• _RECORDS FOR THIS TASK_:
(begin)

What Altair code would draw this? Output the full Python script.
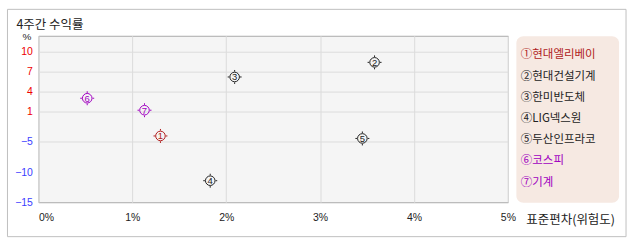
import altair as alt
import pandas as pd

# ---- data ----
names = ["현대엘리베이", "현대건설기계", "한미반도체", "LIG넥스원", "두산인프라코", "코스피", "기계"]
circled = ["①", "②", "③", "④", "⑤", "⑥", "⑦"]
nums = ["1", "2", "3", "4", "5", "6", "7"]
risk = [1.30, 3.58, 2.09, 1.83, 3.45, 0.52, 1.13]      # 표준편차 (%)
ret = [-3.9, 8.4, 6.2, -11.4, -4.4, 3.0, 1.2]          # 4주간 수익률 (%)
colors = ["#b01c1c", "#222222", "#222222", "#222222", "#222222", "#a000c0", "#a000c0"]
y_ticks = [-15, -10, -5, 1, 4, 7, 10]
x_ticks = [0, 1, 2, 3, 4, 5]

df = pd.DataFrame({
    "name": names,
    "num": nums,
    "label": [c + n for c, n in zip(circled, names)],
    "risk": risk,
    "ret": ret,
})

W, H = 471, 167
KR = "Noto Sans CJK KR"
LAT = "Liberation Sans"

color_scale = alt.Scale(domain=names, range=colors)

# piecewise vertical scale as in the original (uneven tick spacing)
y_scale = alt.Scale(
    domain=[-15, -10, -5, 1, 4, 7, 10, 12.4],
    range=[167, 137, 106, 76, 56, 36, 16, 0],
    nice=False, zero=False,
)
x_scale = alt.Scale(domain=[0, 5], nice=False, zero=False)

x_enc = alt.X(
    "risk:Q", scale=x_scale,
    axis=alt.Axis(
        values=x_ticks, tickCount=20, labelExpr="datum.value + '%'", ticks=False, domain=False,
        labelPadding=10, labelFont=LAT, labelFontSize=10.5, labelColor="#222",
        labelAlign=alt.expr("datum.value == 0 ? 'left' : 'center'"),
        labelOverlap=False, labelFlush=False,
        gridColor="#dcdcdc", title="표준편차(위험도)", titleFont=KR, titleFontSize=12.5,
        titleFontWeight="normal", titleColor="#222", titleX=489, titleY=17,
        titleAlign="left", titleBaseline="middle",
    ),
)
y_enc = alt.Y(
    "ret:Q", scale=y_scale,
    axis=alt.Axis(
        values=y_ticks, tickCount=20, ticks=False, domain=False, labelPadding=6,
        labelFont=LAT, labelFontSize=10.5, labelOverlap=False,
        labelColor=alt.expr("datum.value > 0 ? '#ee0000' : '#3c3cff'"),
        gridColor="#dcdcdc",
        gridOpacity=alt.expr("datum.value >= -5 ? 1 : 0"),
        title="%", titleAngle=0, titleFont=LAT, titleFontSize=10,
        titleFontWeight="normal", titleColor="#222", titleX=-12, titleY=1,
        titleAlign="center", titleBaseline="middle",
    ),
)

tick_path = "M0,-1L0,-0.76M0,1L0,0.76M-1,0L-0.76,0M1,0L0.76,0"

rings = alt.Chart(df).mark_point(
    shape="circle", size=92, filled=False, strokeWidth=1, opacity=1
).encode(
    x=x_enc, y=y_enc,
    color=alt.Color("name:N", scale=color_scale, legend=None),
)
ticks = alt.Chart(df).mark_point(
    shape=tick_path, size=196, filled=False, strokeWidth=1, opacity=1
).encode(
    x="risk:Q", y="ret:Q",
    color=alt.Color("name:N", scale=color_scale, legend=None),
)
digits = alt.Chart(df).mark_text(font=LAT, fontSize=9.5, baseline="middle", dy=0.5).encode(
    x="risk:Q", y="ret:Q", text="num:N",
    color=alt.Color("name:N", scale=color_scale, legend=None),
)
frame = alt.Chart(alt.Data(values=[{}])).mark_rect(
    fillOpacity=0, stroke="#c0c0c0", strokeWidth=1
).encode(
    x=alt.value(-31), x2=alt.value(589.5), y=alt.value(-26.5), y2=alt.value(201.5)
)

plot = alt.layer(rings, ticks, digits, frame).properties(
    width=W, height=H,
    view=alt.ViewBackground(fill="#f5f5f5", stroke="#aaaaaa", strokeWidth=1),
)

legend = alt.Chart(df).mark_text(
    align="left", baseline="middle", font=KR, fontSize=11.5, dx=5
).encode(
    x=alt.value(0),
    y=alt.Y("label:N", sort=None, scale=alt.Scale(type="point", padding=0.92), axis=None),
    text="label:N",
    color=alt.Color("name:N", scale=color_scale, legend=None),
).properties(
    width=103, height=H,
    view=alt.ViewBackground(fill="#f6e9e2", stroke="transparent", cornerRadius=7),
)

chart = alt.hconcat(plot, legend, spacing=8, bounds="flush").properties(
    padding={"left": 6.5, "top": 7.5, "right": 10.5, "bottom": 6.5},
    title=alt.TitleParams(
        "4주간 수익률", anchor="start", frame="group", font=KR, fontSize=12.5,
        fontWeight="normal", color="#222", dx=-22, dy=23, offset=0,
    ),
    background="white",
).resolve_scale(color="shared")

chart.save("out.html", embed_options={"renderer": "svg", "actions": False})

(end)
(begin)

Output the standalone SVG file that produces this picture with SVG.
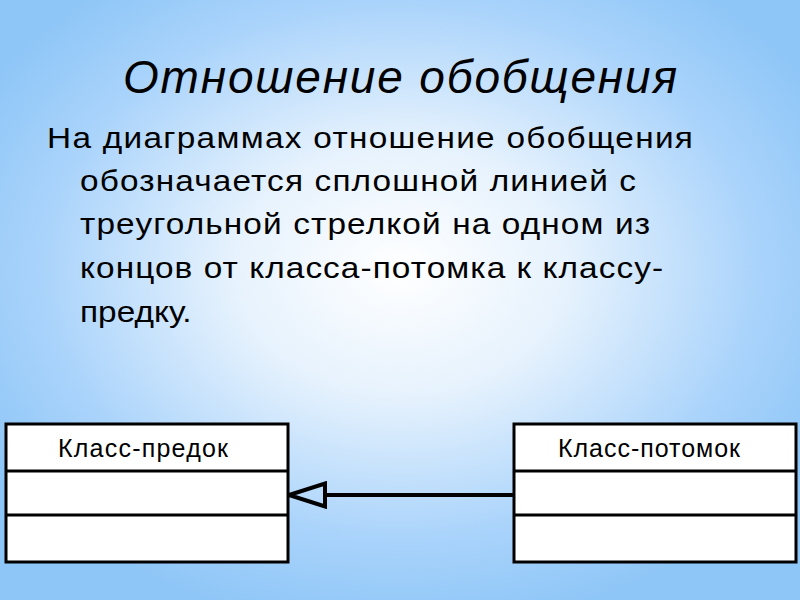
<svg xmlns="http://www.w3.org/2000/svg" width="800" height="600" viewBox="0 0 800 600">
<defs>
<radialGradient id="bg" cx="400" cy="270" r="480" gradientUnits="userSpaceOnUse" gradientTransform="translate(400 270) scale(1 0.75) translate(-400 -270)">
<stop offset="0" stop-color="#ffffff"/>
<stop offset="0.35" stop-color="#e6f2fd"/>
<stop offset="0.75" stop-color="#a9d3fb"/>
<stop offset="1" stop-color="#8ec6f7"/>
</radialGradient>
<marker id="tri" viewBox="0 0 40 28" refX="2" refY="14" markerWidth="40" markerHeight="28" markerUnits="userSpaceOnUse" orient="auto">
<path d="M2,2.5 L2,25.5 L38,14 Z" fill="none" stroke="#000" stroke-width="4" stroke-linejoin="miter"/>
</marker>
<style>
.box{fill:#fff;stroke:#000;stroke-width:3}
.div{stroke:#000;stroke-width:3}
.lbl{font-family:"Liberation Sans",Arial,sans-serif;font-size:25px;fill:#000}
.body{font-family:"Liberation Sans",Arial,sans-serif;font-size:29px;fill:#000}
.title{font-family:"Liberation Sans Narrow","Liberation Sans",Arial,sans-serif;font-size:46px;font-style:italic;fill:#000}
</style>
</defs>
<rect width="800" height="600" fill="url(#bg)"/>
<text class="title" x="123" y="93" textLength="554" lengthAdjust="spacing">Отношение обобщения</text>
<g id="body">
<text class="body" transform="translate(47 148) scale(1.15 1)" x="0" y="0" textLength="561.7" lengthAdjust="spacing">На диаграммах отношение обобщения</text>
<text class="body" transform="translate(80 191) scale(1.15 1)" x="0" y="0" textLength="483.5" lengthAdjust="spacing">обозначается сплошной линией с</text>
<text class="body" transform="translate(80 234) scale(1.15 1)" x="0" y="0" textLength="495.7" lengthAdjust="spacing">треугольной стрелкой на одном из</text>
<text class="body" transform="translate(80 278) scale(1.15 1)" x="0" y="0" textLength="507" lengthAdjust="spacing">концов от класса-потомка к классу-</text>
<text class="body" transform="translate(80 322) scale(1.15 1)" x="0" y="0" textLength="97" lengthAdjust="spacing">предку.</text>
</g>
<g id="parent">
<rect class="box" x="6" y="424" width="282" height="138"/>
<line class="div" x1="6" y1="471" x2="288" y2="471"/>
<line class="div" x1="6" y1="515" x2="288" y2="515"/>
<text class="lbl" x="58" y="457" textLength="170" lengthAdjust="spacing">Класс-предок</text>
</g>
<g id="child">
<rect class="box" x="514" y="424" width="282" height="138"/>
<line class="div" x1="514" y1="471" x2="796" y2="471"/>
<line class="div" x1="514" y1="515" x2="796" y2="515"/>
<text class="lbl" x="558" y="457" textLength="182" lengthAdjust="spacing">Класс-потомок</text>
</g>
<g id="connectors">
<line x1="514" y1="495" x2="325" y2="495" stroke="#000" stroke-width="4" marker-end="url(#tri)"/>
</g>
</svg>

(end)
(begin)

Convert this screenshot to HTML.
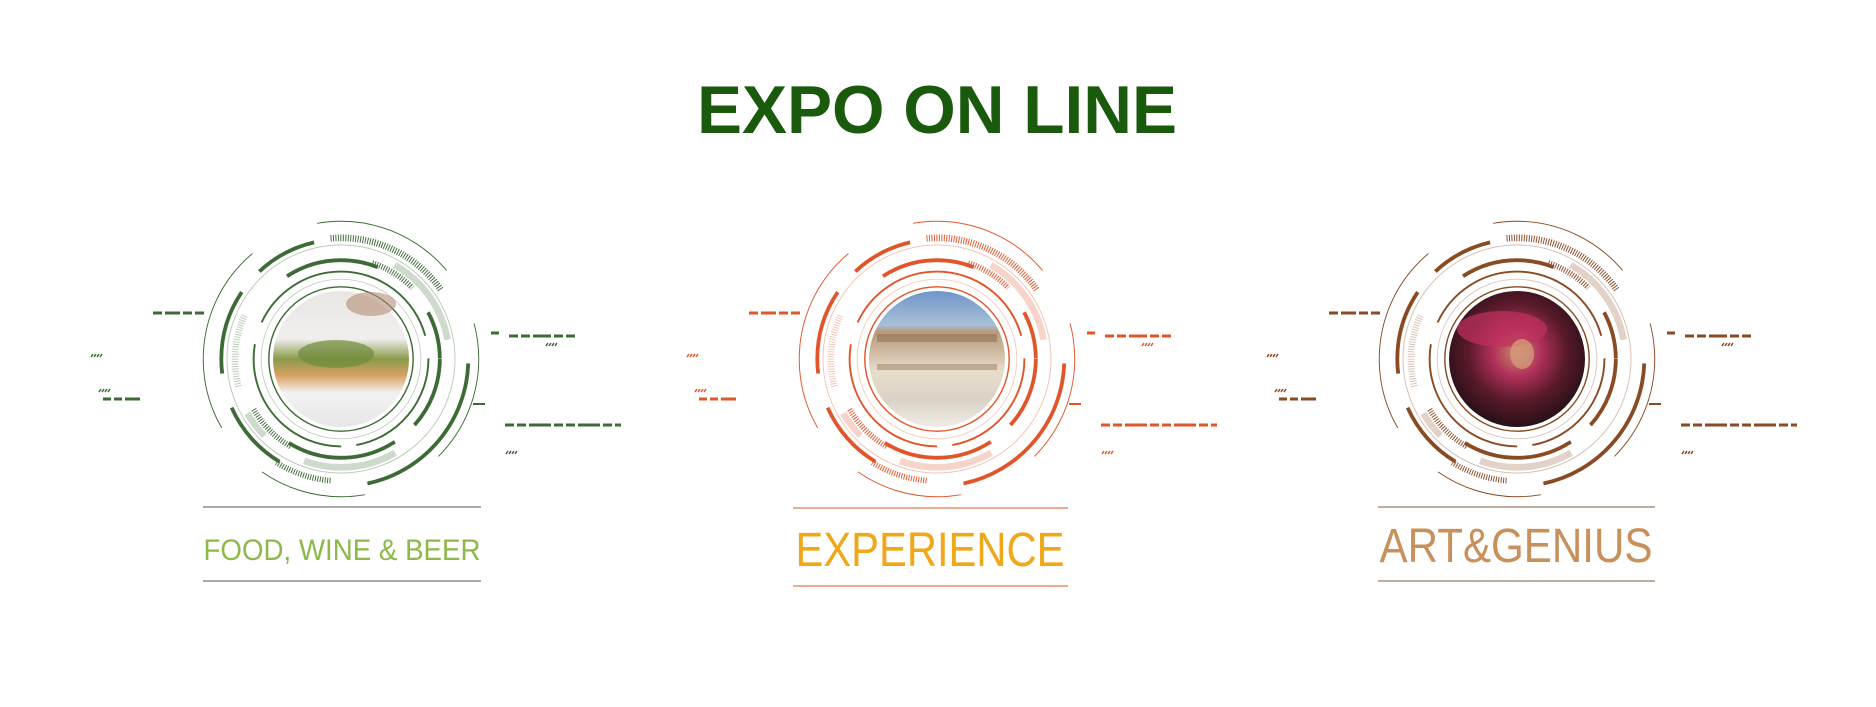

(end)

• _EXERCISE OBJECTIVE_: Look above for the line with "What Altair code" and the line with "import pandas as pd"; set down those two lines and all lines between them exactly, without pictures and without anything else.

• _ANSWER FOR THIS EXERCISE_:
What Altair code would draw this? Output the full Python script.
import altair as alt
import pandas as pd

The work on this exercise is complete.